Stated problem ->
Your output is the lines from the first one to the one containing "([yshift=0.5pt]x3.east) -- (y.west);", repeated exactly, with images left out.

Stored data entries
□ □ □

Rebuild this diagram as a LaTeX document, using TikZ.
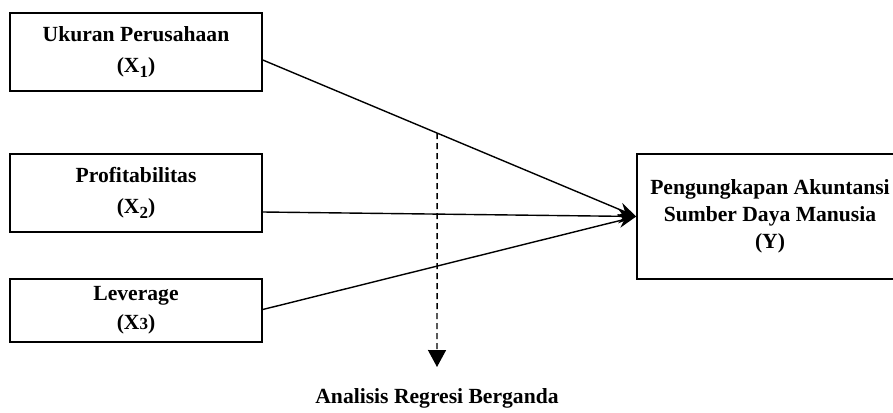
\documentclass[tikz,border=0pt]{standalone}
\usepackage{fontspec}
\setmainfont{Liberation Serif}
\usetikzlibrary{arrows.meta}

\newcommand{\subnum}[1]{\raisebox{-2.5pt}{\fontsize{8.5}{10}\selectfont #1}}

\tikzset{
    varbox/.style={draw, line width=0.8pt, minimum width=126pt, align=center,
        font=\bfseries\fontsize{10.8}{13.5}\selectfont},
    pathline/.style={line width=0.7pt, -{Stealth[length=9pt,width=7pt]}}
}

\begin{document}
\begin{tikzpicture}[x=0.5pt,y=-0.5pt]
        % Frame of the picture
        \clip (0,0) rectangle (893,412);

        % Independent variables
        \node[varbox, minimum height=39pt] (x1) at (136,52) {Ukuran Perusahaan\\[2pt](X\subnum{1})};
        \node[varbox, minimum height=39pt] (x2) at (136,193) {Profitabilitas\\[2pt](X\subnum{2})};
        \node[varbox, minimum height=31.5pt] (x3) at (136,310.5) {Leverage\\[1pt](X{\fontsize{8.5}{10}\selectfont 3})};

        % Dependent variable (cut off at the right edge)
        \node[varbox, minimum width=133pt, minimum height=62.5pt] (y) at (770,216.5)
            {Pengungkapan Akuntansi\\Sumber Daya Manusia\\(Y)};

        % Arrows into Y
        \draw[pathline] ([yshift=-4pt]x1.east) -- coordinate[pos=0.467] (split) (y.west);
        \draw[pathline] ([yshift=-9.5pt]x2.east) -- (y.west);
        \draw[pathline] ([yshift=0.5pt]x3.east) -- (y.west);

        % Method
        \node[font=\bfseries\fontsize{10.8}{13.5}\selectfont] (method) at (437,398) {Analisis Regresi Berganda};
        \coordinate (dashend) at (437,367);
        \draw[densely dashed, line width=0.7pt, -{Triangle[length=8.5pt,width=9pt]}] (split) -- (dashend);

    \end{tikzpicture}
\end{document}
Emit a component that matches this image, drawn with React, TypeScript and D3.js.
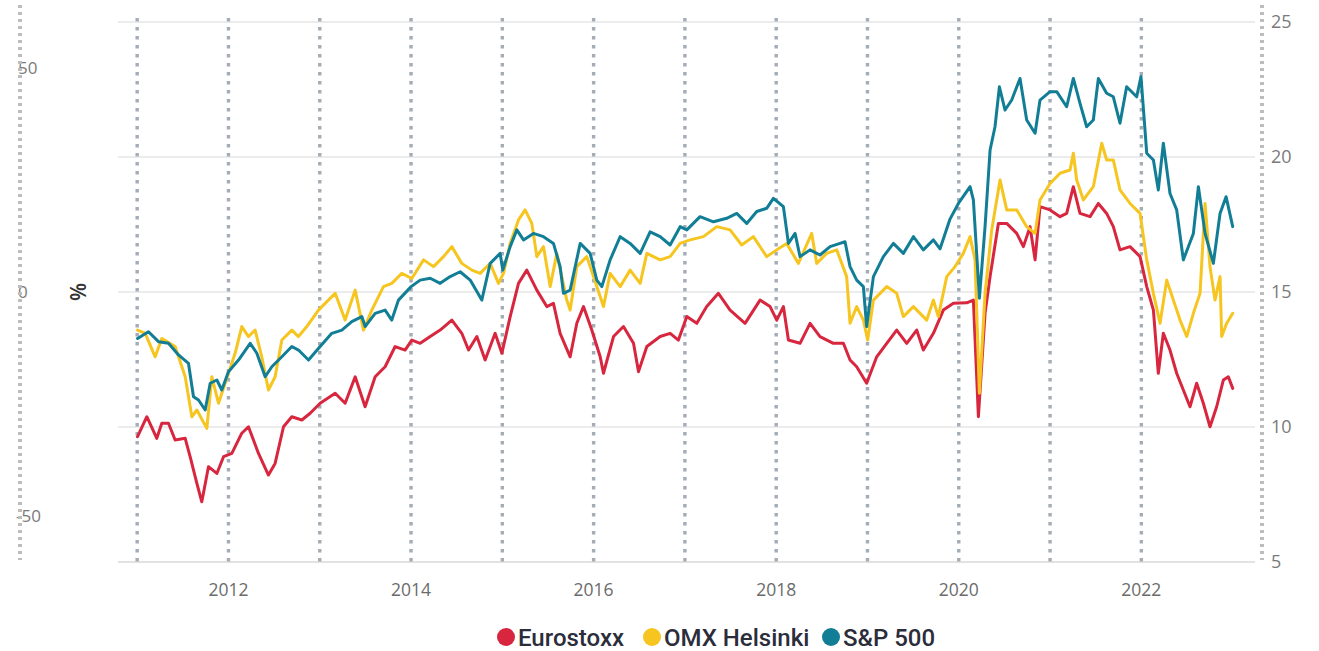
import * as d3 from 'd3';

// vertical year gridlines and x labels
const gridYears = [2011, 2012, 2013, 2014, 2015, 2016, 2017, 2018, 2019, 2020, 2021, 2022];
const yearLabels = [2012, 2014, 2016, 2018, 2020, 2022];
const rightTicks = [5, 10, 15, 20, 25];
const leftTicks = [-50, 0, 50];

// [decimal year, P/E]
const eurostoxx: [number, number][] = [
  [2011.004, 9.64], [2011.106, 10.38], [2011.215, 9.58], [2011.27, 10.14], [2011.343, 10.14], [2011.416, 9.52],
  [2011.526, 9.58], [2011.58, 8.9], [2011.654, 7.91], [2011.708, 7.23], [2011.781, 8.53], [2011.873, 8.28],
  [2011.946, 8.9], [2012.037, 9.02], [2012.146, 9.77], [2012.219, 10.01], [2012.329, 9.02], [2012.438, 8.22],
  [2012.511, 8.65], [2012.603, 10.01], [2012.694, 10.38], [2012.804, 10.26], [2012.895, 10.51], [2013.004, 10.88],
  [2013.169, 11.25], [2013.278, 10.88], [2013.388, 11.86], [2013.497, 10.75], [2013.607, 11.86], [2013.716, 12.23],
  [2013.826, 12.98], [2013.935, 12.85], [2014.008, 13.22], [2014.1, 13.1], [2014.21, 13.35], [2014.319, 13.59],
  [2014.447, 13.96], [2014.556, 13.47], [2014.63, 12.85], [2014.721, 13.35], [2014.812, 12.48], [2014.921, 13.47],
  [2014.995, 12.73], [2015.086, 14.09], [2015.177, 15.32], [2015.268, 15.81], [2015.378, 15.07], [2015.487, 14.46],
  [2015.56, 14.58], [2015.633, 13.47], [2015.743, 12.6], [2015.816, 13.84], [2015.889, 14.46], [2015.98, 13.59],
  [2016.072, 12.6], [2016.108, 11.99], [2016.218, 13.35], [2016.327, 13.72], [2016.437, 13.1], [2016.492, 12.05],
  [2016.583, 12.98], [2016.729, 13.35], [2016.838, 13.47], [2016.929, 13.22], [2017.021, 14.09], [2017.13, 13.84],
  [2017.239, 14.46], [2017.367, 14.95], [2017.495, 14.33], [2017.659, 13.84], [2017.823, 14.7], [2017.933, 14.46],
  [2018.006, 13.96], [2018.079, 14.46], [2018.134, 13.22], [2018.261, 13.1], [2018.371, 13.84], [2018.48, 13.35],
  [2018.626, 13.1], [2018.736, 13.1], [2018.809, 12.48], [2018.882, 12.23], [2018.991, 11.62], [2019.101, 12.6],
  [2019.211, 13.1], [2019.32, 13.59], [2019.43, 13.1], [2019.539, 13.59], [2019.612, 12.85], [2019.722, 13.47],
  [2019.831, 14.33], [2019.941, 14.58], [2020.087, 14.6], [2020.16, 14.7], [2020.215, 10.38], [2020.288, 14.21],
  [2020.343, 15.57], [2020.434, 17.54], [2020.525, 17.54], [2020.635, 17.17], [2020.708, 16.68], [2020.781, 17.42],
  [2020.836, 16.19], [2020.89, 18.16], [2021.0, 18.04], [2021.109, 17.79], [2021.182, 17.91], [2021.255, 18.9],
  [2021.328, 17.91], [2021.438, 17.79], [2021.529, 18.28], [2021.62, 17.91], [2021.693, 17.42], [2021.766, 16.56],
  [2021.876, 16.68], [2021.986, 16.31], [2022.059, 15.2], [2022.132, 14.33], [2022.186, 11.99], [2022.241, 13.47],
  [2022.314, 12.85], [2022.387, 11.99], [2022.46, 11.37], [2022.533, 10.75], [2022.606, 11.62], [2022.679, 10.88],
  [2022.752, 10.01], [2022.825, 10.75], [2022.898, 11.74], [2022.953, 11.86], [2023.001, 11.43],
];

const omxHelsinki: [number, number][] = [
  [2011.004, 13.59], [2011.088, 13.47], [2011.197, 12.6], [2011.27, 13.28], [2011.416, 12.98], [2011.526, 11.86],
  [2011.599, 10.38], [2011.654, 10.63], [2011.763, 9.95], [2011.818, 11.86], [2011.891, 10.88], [2011.964, 11.62],
  [2012.073, 12.73], [2012.146, 13.72], [2012.219, 13.35], [2012.292, 13.59], [2012.365, 12.6], [2012.438, 11.37],
  [2012.511, 11.86], [2012.585, 13.22], [2012.694, 13.59], [2012.767, 13.35], [2012.858, 13.72], [2012.986, 14.33],
  [2013.059, 14.58], [2013.169, 14.95], [2013.278, 13.96], [2013.388, 15.07], [2013.479, 13.59], [2013.57, 14.33],
  [2013.698, 15.2], [2013.789, 15.32], [2013.899, 15.69], [2014.008, 15.5], [2014.137, 16.19], [2014.246, 15.94],
  [2014.356, 16.31], [2014.447, 16.68], [2014.556, 16.06], [2014.666, 15.81], [2014.757, 15.69], [2014.867, 16.06],
  [2014.958, 15.32], [2015.013, 15.69], [2015.086, 16.8], [2015.177, 17.67], [2015.25, 18.04], [2015.323, 17.54],
  [2015.378, 16.31], [2015.451, 16.68], [2015.524, 15.2], [2015.597, 16.43], [2015.706, 14.7], [2015.743, 14.33],
  [2015.816, 15.94], [2015.925, 16.31], [2015.999, 15.57], [2016.108, 14.46], [2016.181, 15.69], [2016.291, 15.2],
  [2016.4, 15.81], [2016.51, 15.32], [2016.583, 16.43], [2016.729, 16.19], [2016.838, 16.31], [2016.948, 16.8],
  [2017.057, 16.93], [2017.203, 17.05], [2017.349, 17.42], [2017.495, 17.3], [2017.622, 16.74], [2017.75, 17.05],
  [2017.896, 16.31], [2018.006, 16.56], [2018.115, 16.8], [2018.243, 16.06], [2018.389, 17.17], [2018.444, 16.06],
  [2018.553, 16.43], [2018.663, 16.56], [2018.772, 15.57], [2018.809, 13.84], [2018.882, 14.46], [2018.955, 13.96],
  [2019.002, 13.22], [2019.065, 14.7], [2019.211, 15.2], [2019.32, 14.95], [2019.393, 14.09], [2019.503, 14.46],
  [2019.649, 13.96], [2019.722, 14.7], [2019.776, 14.09], [2019.868, 15.57], [2019.959, 15.94], [2020.05, 16.43],
  [2020.124, 17.05], [2020.178, 16.19], [2020.226, 11.25], [2020.288, 14.95], [2020.361, 17.3], [2020.452, 19.15],
  [2020.525, 18.04], [2020.635, 18.04], [2020.744, 17.42], [2020.836, 17.17], [2020.89, 18.41], [2021.0, 19.02],
  [2021.109, 19.4], [2021.219, 19.52], [2021.255, 20.14], [2021.292, 19.15], [2021.365, 18.41], [2021.474, 18.9],
  [2021.566, 20.51], [2021.62, 19.89], [2021.693, 19.89], [2021.766, 18.78], [2021.876, 18.28], [2021.986, 17.91],
  [2022.059, 16.19], [2022.132, 14.95], [2022.205, 13.84], [2022.278, 15.44], [2022.351, 14.7], [2022.424, 13.96],
  [2022.497, 13.35], [2022.57, 14.21], [2022.643, 14.95], [2022.698, 18.28], [2022.752, 15.94], [2022.807, 14.7],
  [2022.862, 15.57], [2022.88, 13.35], [2022.935, 13.84], [2023.001, 14.21],
];

const sp500: [number, number][] = [
  [2011.004, 13.28], [2011.124, 13.53], [2011.234, 13.16], [2011.343, 13.1], [2011.453, 12.67], [2011.562, 12.36],
  [2011.617, 11.12], [2011.672, 11.0], [2011.745, 10.63], [2011.8, 11.62], [2011.873, 11.74], [2011.927, 11.37],
  [2012.0, 12.05], [2012.11, 12.48], [2012.238, 13.1], [2012.311, 12.73], [2012.402, 11.86], [2012.475, 12.23],
  [2012.585, 12.6], [2012.694, 12.98], [2012.767, 12.85], [2012.877, 12.48], [2013.004, 12.98], [2013.132, 13.47],
  [2013.242, 13.59], [2013.351, 13.9], [2013.461, 14.09], [2013.497, 13.72], [2013.607, 14.21], [2013.716, 14.33],
  [2013.789, 13.96], [2013.862, 14.7], [2014.001, 15.2], [2014.1, 15.44], [2014.21, 15.51], [2014.319, 15.32],
  [2014.429, 15.57], [2014.538, 15.75], [2014.648, 15.44], [2014.775, 14.7], [2014.867, 16.06], [2014.976, 16.43],
  [2015.005, 15.81], [2015.086, 16.68], [2015.159, 17.3], [2015.232, 16.93], [2015.341, 17.17], [2015.451, 17.05],
  [2015.56, 16.8], [2015.633, 15.94], [2015.67, 14.95], [2015.743, 15.07], [2015.853, 16.8], [2015.962, 16.43],
  [2016.035, 15.44], [2016.09, 15.2], [2016.181, 16.19], [2016.291, 17.05], [2016.4, 16.8], [2016.51, 16.43],
  [2016.619, 17.23], [2016.729, 17.05], [2016.838, 16.74], [2016.948, 17.42], [2017.021, 17.3], [2017.166, 17.79],
  [2017.312, 17.6], [2017.458, 17.73], [2017.568, 17.91], [2017.677, 17.54], [2017.787, 17.98], [2017.896, 18.1],
  [2017.969, 18.47], [2018.079, 18.16], [2018.134, 16.8], [2018.207, 17.17], [2018.261, 16.31], [2018.371, 16.56],
  [2018.48, 16.37], [2018.59, 16.68], [2018.699, 16.8], [2018.754, 16.86], [2018.809, 15.94], [2018.882, 15.44],
  [2018.955, 15.2], [2018.991, 13.72], [2019.065, 15.57], [2019.174, 16.31], [2019.284, 16.8], [2019.393, 16.43],
  [2019.503, 17.05], [2019.612, 16.56], [2019.722, 16.93], [2019.795, 16.6], [2019.904, 17.7], [2019.996, 18.28],
  [2020.124, 18.9], [2020.16, 18.41], [2020.226, 14.77], [2020.288, 17.42], [2020.343, 20.26], [2020.397, 21.12],
  [2020.445, 22.6], [2020.507, 21.74], [2020.58, 22.11], [2020.671, 22.91], [2020.744, 21.37], [2020.836, 20.88],
  [2020.89, 22.11], [2021.0, 22.42], [2021.073, 22.42], [2021.182, 21.86], [2021.255, 22.91], [2021.328, 21.99],
  [2021.401, 21.12], [2021.474, 21.37], [2021.529, 22.91], [2021.62, 22.36], [2021.693, 22.23], [2021.766, 21.25],
  [2021.839, 22.6], [2021.949, 22.23], [2021.996, 22.98], [2022.059, 20.14], [2022.132, 19.89], [2022.186, 18.78],
  [2022.241, 20.51], [2022.314, 18.65], [2022.387, 18.04], [2022.46, 16.19], [2022.57, 17.17], [2022.625, 18.9],
  [2022.698, 17.17], [2022.789, 16.06], [2022.862, 17.91], [2022.928, 18.53], [2023.001, 17.42],
];

const series = [
  { name: 'Eurostoxx', color: '#d8263f', data: eurostoxx },
  { name: 'OMX Helsinki', color: '#f6c520', data: omxHelsinki },
  { name: 'S&P 500', color: '#127e96', data: sp500 },
];

const W = 1319;
const H = 651;
const plotLeft = 118;
const plotRight = 1255;
const plotTop = 22;
const plotBottom = 562;

const x = d3.scaleLinear().domain([2010.79, 2023.245]).range([plotLeft, plotRight]);
const yRight = d3.scaleLinear().domain([5, 25]).range([plotBottom, plotTop]);
const yLeft = d3.scaleLinear().domain([-60.27, 60.27]).range([plotBottom, plotTop]);

const line = d3.line<[number, number]>()
  .x(d => x(d[0]))
  .y(d => yRight(d[1]));

const axisFont = "'Segoe UI', 'Open Sans', 'Noto Sans', sans-serif";
const legendPos = [506, 652, 831];

export default function App() {
  return (
    <div style={{ position: 'fixed', left: 0, top: 0, background: '#fff' }}>
      <svg width={W} height={H} style={{ display: 'block' }}>
        <rect width={W} height={H} fill="#fff" />

        {/* horizontal grid */}
        {rightTicks.map(t => (
          <line key={'h' + t} x1={plotLeft} x2={plotRight} y1={yRight(t)} y2={yRight(t)}
            stroke={t === 5 ? '#d9d9d9' : '#e6e6e6'} strokeWidth={1.3} />
        ))}

        {/* vertical dotted year lines */}
        {gridYears.map(yr => (
          <line key={'v' + yr} x1={x(yr)} x2={x(yr)} y1={18} y2={plotBottom}
            stroke="#a4acb6" strokeWidth={3.4} strokeDasharray="3.4 5.6" />
        ))}

        {/* left axis labels (drawn under the dotted axis line) */}
        {leftTicks.map(t => (
          <text key={'l' + t} x={t < 0 ? 16 : 18} y={yLeft(t)} dy="0.35em" fontFamily={axisFont}
            fontSize={17} fill="#7a7a7a">{t < 0 ? '-' + Math.abs(t) : t}</text>
        ))}
        <line x1={20} x2={20} y1={5} y2={560} stroke="#bdbdbd" strokeWidth={4} strokeDasharray="3 4" />
        <text transform={`translate(${86},${yLeft(0)}) rotate(-90)`} textAnchor="middle"
          fontFamily={axisFont} fontSize={21} fontWeight={600} fill="#333">%</text>

        {/* right axis */}
        <line x1={1262} x2={1262} y1={5} y2={560} stroke="#bdbdbd" strokeWidth={4} strokeDasharray="3 4" />
        {rightTicks.map(t => (
          <text key={'r' + t} x={1271} y={yRight(t)} dy="0.35em" fontFamily={axisFont}
            fontSize={18} fill="#7a7a7a">{t}</text>
        ))}

        {/* x labels */}
        {yearLabels.map(yr => (
          <text key={'x' + yr} x={x(yr)} y={590} dy="0.35em" textAnchor="middle"
            fontFamily={axisFont} fontSize={17.5} fill="#6b6b6b">{yr}</text>
        ))}

        {/* lines */}
        {series.map(s => (
          <path key={s.name} d={line(s.data) || ''} fill="none" stroke={s.color}
            strokeWidth={3} strokeLinejoin="round" strokeLinecap="round" />
        ))}

        {/* legend */}
        {series.map((s, i) => (
          <g key={'lg' + s.name} transform={`translate(${legendPos[i]},${637})`}>
            <circle r={9} fill={s.color} />
            <text x={12} dy="0.36em" fontFamily="'Roboto', sans-serif" fontWeight={500}
              fontSize={24} fill="#2b2d3a">{s.name}</text>
          </g>
        ))}
      </svg>
    </div>
  );
}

□ □ □

Solution for this task ->
Rebuild this diagram as a LaTeX document, using TikZ.
\documentclass[tikz,border=0pt]{standalone}
\usepackage{fontspec}
\setmainfont{Liberation Serif}
\usetikzlibrary{arrows.meta}

\newcommand{\subnum}[1]{\raisebox{-2.5pt}{\fontsize{8.5}{10}\selectfont #1}}

\tikzset{
    varbox/.style={draw, line width=0.8pt, minimum width=126pt, align=center,
        font=\bfseries\fontsize{10.8}{13.5}\selectfont},
    pathline/.style={line width=0.7pt, -{Stealth[length=9pt,width=7pt]}}
}

\begin{document}
\begin{tikzpicture}[x=0.5pt,y=-0.5pt]
        % Frame of the picture
        \clip (0,0) rectangle (893,412);

        % Independent variables
        \node[varbox, minimum height=39pt] (x1) at (136,52) {Ukuran Perusahaan\\[2pt](X\subnum{1})};
        \node[varbox, minimum height=39pt] (x2) at (136,193) {Profitabilitas\\[2pt](X\subnum{2})};
        \node[varbox, minimum height=31.5pt] (x3) at (136,310.5) {Leverage\\[1pt](X{\fontsize{8.5}{10}\selectfont 3})};

        % Dependent variable (cut off at the right edge)
        \node[varbox, minimum width=133pt, minimum height=62.5pt] (y) at (770,216.5)
            {Pengungkapan Akuntansi\\Sumber Daya Manusia\\(Y)};

        % Arrows into Y
        \draw[pathline] ([yshift=-4pt]x1.east) -- coordinate[pos=0.467] (split) (y.west);
        \draw[pathline] ([yshift=-9.5pt]x2.east) -- (y.west);
        \draw[pathline] ([yshift=0.5pt]x3.east) -- (y.west);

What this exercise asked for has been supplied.